Default Kubernetes timeouts are aggressive. timeoutSeconds: 1 for health probes is fine for a Go binary that starts in 10ms. It’s not fine for anything that shells out to a runtime (mongosh, node, python). Always set timeouts explicitly in your manifests.
SES sandbox mode will bite you. If you’re using AWS SES for transactional email and you’re still in sandbox, verify every address in your send/receive chain before you need it. The verification takes 30 seconds. Finding out it’s broken during an incident takes much longer.
The domain hold was genuinely scary.

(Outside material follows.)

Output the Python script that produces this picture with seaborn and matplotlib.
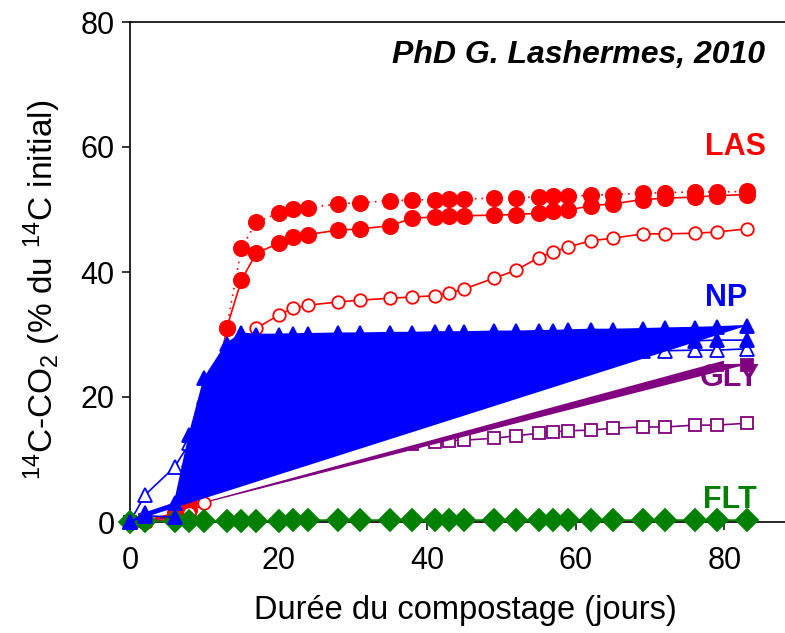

A single unverified email address at the registrar took down every subdomain, the argocd dashboard, grafana, everything. ICANN’s clientHold is a nuclear option. Enable auto-renew and verify your registrant contact — it takes 2 minutes and it’s the cheapest insurance you’ll ever buy.
What’s Next
The Blackbox Exporter gives us probe_success, but it also exposes probe_http_status_code, probe_duration_seconds, probe_ssl_earliest_cert_expiry, and more. The next step is wiring those into Grafana for a proper uptime dashboard — and adding a CertExpiringSoon alert so we never get blindsided by a TLS expiry either.
The monitoring stack is real. The alert pipeline is real. Tonight, if MongoDB crashes again, I’ll know within 90 seconds.
Total time from “site is down” to “alerts are working”: about 3 hours. Most of it was debugging, not building. The actual implementation — Blackbox Exporter, scrape config, PrometheusRule — took about 20 minutes.